→ **Material provided**
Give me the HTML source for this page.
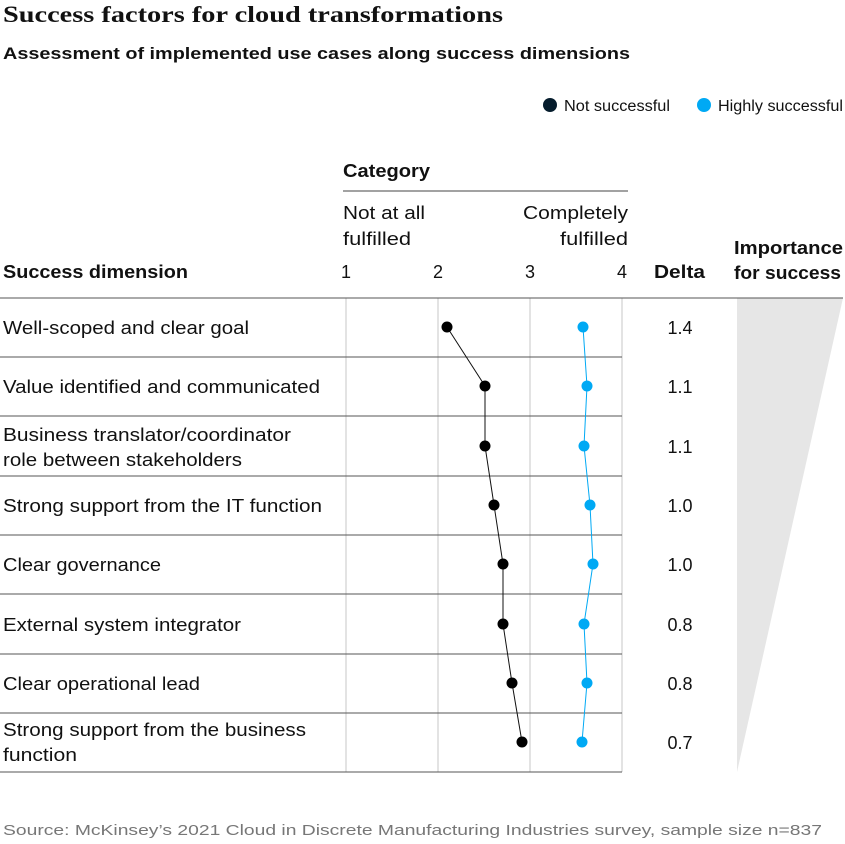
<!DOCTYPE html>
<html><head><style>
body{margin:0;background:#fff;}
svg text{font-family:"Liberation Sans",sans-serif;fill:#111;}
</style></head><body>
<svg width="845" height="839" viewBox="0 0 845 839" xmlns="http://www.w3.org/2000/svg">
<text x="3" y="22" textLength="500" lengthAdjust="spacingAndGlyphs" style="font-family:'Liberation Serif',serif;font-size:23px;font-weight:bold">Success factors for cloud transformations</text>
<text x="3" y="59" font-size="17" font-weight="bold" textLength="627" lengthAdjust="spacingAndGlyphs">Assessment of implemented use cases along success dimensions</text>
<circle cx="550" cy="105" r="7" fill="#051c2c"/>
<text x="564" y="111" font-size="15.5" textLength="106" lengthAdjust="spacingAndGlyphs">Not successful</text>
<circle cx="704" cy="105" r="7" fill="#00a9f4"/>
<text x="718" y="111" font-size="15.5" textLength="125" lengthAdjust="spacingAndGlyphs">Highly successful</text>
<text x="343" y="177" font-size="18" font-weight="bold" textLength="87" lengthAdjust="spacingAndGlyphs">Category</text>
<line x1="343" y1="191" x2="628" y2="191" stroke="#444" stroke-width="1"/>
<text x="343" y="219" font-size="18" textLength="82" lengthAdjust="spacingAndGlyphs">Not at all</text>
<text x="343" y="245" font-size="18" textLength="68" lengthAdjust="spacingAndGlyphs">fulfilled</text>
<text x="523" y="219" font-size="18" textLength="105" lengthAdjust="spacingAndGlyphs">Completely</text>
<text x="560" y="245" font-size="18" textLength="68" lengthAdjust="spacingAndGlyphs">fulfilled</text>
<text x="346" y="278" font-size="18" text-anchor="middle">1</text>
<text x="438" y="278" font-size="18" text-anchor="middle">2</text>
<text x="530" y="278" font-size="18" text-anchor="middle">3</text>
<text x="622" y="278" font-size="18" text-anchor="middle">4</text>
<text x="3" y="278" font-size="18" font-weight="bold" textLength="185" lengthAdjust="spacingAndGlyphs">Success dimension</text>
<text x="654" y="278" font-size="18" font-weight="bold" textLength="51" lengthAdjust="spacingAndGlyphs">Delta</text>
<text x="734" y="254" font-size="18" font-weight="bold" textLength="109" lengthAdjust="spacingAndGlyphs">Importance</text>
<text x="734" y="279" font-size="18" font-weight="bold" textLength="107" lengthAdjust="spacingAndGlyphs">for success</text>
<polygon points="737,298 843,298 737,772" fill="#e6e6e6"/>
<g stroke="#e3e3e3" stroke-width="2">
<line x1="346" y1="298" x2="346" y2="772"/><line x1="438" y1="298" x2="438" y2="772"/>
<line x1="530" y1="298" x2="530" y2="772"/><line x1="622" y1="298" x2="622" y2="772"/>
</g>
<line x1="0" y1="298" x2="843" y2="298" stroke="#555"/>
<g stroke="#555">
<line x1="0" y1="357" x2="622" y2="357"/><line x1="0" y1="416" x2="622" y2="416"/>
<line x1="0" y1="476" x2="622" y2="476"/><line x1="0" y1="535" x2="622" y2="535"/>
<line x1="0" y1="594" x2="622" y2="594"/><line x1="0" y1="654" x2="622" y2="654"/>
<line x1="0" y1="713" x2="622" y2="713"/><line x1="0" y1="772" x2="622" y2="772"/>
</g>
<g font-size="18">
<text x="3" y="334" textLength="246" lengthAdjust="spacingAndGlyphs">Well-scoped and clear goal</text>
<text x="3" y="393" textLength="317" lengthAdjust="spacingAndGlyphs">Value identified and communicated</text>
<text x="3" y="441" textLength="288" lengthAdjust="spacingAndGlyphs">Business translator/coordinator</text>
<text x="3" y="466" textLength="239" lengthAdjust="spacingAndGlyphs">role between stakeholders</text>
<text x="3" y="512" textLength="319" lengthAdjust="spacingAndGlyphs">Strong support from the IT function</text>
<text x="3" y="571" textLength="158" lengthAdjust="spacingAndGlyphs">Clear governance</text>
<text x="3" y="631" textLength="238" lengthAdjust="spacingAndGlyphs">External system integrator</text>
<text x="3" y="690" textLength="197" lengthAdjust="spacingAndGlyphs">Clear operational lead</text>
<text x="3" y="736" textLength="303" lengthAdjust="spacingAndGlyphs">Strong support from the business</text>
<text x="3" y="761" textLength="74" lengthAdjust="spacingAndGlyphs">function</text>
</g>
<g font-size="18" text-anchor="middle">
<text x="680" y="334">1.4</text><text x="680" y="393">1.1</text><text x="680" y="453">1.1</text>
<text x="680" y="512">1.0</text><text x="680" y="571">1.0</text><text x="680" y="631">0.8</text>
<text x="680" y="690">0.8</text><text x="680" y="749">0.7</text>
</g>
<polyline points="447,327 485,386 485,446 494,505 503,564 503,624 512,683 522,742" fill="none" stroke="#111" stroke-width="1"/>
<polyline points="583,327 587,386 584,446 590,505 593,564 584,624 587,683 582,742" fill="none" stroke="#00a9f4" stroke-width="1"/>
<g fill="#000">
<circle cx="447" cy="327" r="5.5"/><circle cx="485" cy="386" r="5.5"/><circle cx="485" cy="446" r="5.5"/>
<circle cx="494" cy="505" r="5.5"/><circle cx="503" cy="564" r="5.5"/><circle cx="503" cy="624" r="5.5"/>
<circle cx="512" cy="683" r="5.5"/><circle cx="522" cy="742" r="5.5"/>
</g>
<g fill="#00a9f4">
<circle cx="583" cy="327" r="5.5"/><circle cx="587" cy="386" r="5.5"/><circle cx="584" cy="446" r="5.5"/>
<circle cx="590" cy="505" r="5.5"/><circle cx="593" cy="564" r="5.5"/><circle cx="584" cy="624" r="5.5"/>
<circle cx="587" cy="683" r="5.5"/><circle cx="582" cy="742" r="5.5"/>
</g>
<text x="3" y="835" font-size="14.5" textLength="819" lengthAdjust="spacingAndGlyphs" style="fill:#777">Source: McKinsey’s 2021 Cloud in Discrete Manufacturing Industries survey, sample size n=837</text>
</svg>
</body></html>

→ **Written exercise**
Transcribe the full listing character for character. Pictures are excluded.

→ **Result for this task**
Give me the HTML source for this page.
<!DOCTYPE html>
<html><head><style>
body{margin:0;background:#fff;}
svg text{font-family:"Liberation Sans",sans-serif;fill:#111;}
</style></head><body>
<svg width="845" height="839" viewBox="0 0 845 839" xmlns="http://www.w3.org/2000/svg">
<text x="3" y="22" textLength="500" lengthAdjust="spacingAndGlyphs" style="font-family:'Liberation Serif',serif;font-size:23px;font-weight:bold">Success factors for cloud transformations</text>
<text x="3" y="59" font-size="17" font-weight="bold" textLength="627" lengthAdjust="spacingAndGlyphs">Assessment of implemented use cases along success dimensions</text>
<circle cx="550" cy="105" r="7" fill="#051c2c"/>
<text x="564" y="111" font-size="15.5" textLength="106" lengthAdjust="spacingAndGlyphs">Not successful</text>
<circle cx="704" cy="105" r="7" fill="#00a9f4"/>
<text x="718" y="111" font-size="15.5" textLength="125" lengthAdjust="spacingAndGlyphs">Highly successful</text>
<text x="343" y="177" font-size="18" font-weight="bold" textLength="87" lengthAdjust="spacingAndGlyphs">Category</text>
<line x1="343" y1="191" x2="628" y2="191" stroke="#444" stroke-width="1"/>
<text x="343" y="219" font-size="18" textLength="82" lengthAdjust="spacingAndGlyphs">Not at all</text>
<text x="343" y="245" font-size="18" textLength="68" lengthAdjust="spacingAndGlyphs">fulfilled</text>
<text x="523" y="219" font-size="18" textLength="105" lengthAdjust="spacingAndGlyphs">Completely</text>
<text x="560" y="245" font-size="18" textLength="68" lengthAdjust="spacingAndGlyphs">fulfilled</text>
<text x="346" y="278" font-size="18" text-anchor="middle">1</text>
<text x="438" y="278" font-size="18" text-anchor="middle">2</text>
<text x="530" y="278" font-size="18" text-anchor="middle">3</text>
<text x="622" y="278" font-size="18" text-anchor="middle">4</text>
<text x="3" y="278" font-size="18" font-weight="bold" textLength="185" lengthAdjust="spacingAndGlyphs">Success dimension</text>
<text x="654" y="278" font-size="18" font-weight="bold" textLength="51" lengthAdjust="spacingAndGlyphs">Delta</text>
<text x="734" y="254" font-size="18" font-weight="bold" textLength="109" lengthAdjust="spacingAndGlyphs">Importance</text>
<text x="734" y="279" font-size="18" font-weight="bold" textLength="107" lengthAdjust="spacingAndGlyphs">for success</text>
<polygon points="737,298 843,298 737,772" fill="#e6e6e6"/>
<g stroke="#e3e3e3" stroke-width="2">
<line x1="346" y1="298" x2="346" y2="772"/><line x1="438" y1="298" x2="438" y2="772"/>
<line x1="530" y1="298" x2="530" y2="772"/><line x1="622" y1="298" x2="622" y2="772"/>
</g>
<line x1="0" y1="298" x2="843" y2="298" stroke="#555"/>
<g stroke="#555">
<line x1="0" y1="357" x2="622" y2="357"/><line x1="0" y1="416" x2="622" y2="416"/>
<line x1="0" y1="476" x2="622" y2="476"/><line x1="0" y1="535" x2="622" y2="535"/>
<line x1="0" y1="594" x2="622" y2="594"/><line x1="0" y1="654" x2="622" y2="654"/>
<line x1="0" y1="713" x2="622" y2="713"/><line x1="0" y1="772" x2="622" y2="772"/>
</g>
<g font-size="18">
<text x="3" y="334" textLength="246" lengthAdjust="spacingAndGlyphs">Well-scoped and clear goal</text>
<text x="3" y="393" textLength="317" lengthAdjust="spacingAndGlyphs">Value identified and communicated</text>
<text x="3" y="441" textLength="288" lengthAdjust="spacingAndGlyphs">Business translator/coordinator</text>
<text x="3" y="466" textLength="239" lengthAdjust="spacingAndGlyphs">role between stakeholders</text>
<text x="3" y="512" textLength="319" lengthAdjust="spacingAndGlyphs">Strong support from the IT function</text>
<text x="3" y="571" textLength="158" lengthAdjust="spacingAndGlyphs">Clear governance</text>
<text x="3" y="631" textLength="238" lengthAdjust="spacingAndGlyphs">External system integrator</text>
<text x="3" y="690" textLength="197" lengthAdjust="spacingAndGlyphs">Clear operational lead</text>
<text x="3" y="736" textLength="303" lengthAdjust="spacingAndGlyphs">Strong support from the business</text>
<text x="3" y="761" textLength="74" lengthAdjust="spacingAndGlyphs">function</text>
</g>
<g font-size="18" text-anchor="middle">
<text x="680" y="334">1.4</text><text x="680" y="393">1.1</text><text x="680" y="453">1.1</text>
<text x="680" y="512">1.0</text><text x="680" y="571">1.0</text><text x="680" y="631">0.8</text>
<text x="680" y="690">0.8</text><text x="680" y="749">0.7</text>
</g>
<polyline points="447,327 485,386 485,446 494,505 503,564 503,624 512,683 522,742" fill="none" stroke="#111" stroke-width="1"/>
<polyline points="583,327 587,386 584,446 590,505 593,564 584,624 587,683 582,742" fill="none" stroke="#00a9f4" stroke-width="1"/>
<g fill="#000">
<circle cx="447" cy="327" r="5.5"/><circle cx="485" cy="386" r="5.5"/><circle cx="485" cy="446" r="5.5"/>
<circle cx="494" cy="505" r="5.5"/><circle cx="503" cy="564" r="5.5"/><circle cx="503" cy="624" r="5.5"/>
<circle cx="512" cy="683" r="5.5"/><circle cx="522" cy="742" r="5.5"/>
</g>
<g fill="#00a9f4">
<circle cx="583" cy="327" r="5.5"/><circle cx="587" cy="386" r="5.5"/><circle cx="584" cy="446" r="5.5"/>
<circle cx="590" cy="505" r="5.5"/><circle cx="593" cy="564" r="5.5"/><circle cx="584" cy="624" r="5.5"/>
<circle cx="587" cy="683" r="5.5"/><circle cx="582" cy="742" r="5.5"/>
</g>
<text x="3" y="835" font-size="14.5" textLength="819" lengthAdjust="spacingAndGlyphs" style="fill:#777">Source: McKinsey’s 2021 Cloud in Discrete Manufacturing Industries survey, sample size n=837</text>
</svg>
</body></html>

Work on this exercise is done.